[AIM] Copy exactly, please, the lines of the data from its start through the line containing "wavenumber = np.arange(1100, 999, -1)".

[INFORMATION SHOWN]
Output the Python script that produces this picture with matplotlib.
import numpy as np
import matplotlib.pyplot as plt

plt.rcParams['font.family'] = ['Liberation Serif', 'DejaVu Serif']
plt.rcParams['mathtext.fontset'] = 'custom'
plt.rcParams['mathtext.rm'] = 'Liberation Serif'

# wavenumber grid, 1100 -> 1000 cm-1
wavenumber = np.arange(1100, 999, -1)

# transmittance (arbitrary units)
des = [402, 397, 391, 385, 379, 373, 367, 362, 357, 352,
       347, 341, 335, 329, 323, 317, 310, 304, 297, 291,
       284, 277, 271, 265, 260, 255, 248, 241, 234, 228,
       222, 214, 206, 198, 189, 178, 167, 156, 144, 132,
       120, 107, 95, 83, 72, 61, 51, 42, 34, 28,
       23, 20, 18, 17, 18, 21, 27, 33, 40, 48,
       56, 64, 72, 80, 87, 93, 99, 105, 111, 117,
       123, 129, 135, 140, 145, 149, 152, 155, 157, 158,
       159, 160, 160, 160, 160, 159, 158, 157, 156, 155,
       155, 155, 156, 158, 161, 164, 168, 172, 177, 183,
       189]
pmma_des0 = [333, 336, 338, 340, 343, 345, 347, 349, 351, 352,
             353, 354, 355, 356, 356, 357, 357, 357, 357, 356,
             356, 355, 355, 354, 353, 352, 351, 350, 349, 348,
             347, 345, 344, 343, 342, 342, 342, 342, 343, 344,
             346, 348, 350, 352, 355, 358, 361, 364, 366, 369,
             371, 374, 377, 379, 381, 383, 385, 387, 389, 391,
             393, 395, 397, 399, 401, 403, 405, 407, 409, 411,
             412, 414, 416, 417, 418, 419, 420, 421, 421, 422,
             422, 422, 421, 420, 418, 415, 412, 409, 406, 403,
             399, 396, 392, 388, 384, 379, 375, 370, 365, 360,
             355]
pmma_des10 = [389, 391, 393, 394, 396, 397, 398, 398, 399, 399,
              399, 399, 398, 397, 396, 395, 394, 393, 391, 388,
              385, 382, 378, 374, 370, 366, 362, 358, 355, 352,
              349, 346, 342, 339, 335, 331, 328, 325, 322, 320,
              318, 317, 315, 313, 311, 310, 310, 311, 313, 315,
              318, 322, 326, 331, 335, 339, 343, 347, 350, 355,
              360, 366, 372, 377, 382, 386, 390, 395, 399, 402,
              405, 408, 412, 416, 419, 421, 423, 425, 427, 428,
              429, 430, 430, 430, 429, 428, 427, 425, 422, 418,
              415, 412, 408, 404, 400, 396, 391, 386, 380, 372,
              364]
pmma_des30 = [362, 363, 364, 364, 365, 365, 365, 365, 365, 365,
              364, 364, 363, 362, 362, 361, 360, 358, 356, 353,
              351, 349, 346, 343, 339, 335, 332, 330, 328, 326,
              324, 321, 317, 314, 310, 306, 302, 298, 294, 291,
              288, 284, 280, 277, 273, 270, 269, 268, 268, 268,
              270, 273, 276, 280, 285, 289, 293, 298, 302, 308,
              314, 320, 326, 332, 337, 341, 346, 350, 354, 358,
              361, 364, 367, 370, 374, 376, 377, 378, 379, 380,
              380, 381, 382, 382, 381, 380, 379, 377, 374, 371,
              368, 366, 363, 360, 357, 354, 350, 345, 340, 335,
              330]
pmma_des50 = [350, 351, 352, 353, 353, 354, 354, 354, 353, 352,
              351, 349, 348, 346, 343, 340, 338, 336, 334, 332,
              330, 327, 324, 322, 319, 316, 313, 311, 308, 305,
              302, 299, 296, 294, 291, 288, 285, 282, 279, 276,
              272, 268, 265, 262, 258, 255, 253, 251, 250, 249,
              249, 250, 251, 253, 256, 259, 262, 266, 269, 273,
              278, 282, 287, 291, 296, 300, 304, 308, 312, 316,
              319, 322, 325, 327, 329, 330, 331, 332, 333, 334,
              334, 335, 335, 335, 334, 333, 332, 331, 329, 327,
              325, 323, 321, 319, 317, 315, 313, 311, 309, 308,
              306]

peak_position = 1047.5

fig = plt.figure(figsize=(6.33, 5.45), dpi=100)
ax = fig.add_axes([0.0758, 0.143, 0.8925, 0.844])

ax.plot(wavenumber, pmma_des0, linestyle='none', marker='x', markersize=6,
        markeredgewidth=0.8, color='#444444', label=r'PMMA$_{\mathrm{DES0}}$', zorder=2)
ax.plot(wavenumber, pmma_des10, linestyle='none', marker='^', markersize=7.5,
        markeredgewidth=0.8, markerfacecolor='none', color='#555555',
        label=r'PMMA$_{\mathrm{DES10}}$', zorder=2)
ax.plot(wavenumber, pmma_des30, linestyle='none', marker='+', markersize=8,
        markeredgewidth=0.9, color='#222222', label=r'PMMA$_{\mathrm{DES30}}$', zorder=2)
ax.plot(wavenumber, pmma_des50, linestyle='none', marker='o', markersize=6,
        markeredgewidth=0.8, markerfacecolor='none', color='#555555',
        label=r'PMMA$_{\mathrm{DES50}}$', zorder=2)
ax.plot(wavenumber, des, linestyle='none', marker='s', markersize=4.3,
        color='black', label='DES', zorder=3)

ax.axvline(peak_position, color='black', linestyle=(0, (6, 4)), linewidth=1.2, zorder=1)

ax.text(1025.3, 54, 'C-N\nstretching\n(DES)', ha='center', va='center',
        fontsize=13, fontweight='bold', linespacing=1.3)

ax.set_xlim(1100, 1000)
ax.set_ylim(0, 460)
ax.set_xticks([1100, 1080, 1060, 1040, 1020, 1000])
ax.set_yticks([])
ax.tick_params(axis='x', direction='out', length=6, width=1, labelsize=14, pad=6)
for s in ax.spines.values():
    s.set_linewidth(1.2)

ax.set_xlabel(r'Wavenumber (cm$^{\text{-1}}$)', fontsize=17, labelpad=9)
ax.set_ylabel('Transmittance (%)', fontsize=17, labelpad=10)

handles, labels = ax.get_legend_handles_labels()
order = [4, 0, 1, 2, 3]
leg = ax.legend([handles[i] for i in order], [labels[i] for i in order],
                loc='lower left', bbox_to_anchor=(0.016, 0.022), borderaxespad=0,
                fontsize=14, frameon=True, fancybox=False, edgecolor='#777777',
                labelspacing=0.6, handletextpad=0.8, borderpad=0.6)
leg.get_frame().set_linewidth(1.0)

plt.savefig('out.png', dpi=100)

[OUTPUT FOR THIS EXERCISE]
Output the Python script that produces this picture with matplotlib.
import numpy as np
import matplotlib.pyplot as plt

plt.rcParams['font.family'] = ['Liberation Serif', 'DejaVu Serif']
plt.rcParams['mathtext.fontset'] = 'custom'
plt.rcParams['mathtext.rm'] = 'Liberation Serif'

# wavenumber grid, 1100 -> 1000 cm-1
wavenumber = np.arange(1100, 999, -1)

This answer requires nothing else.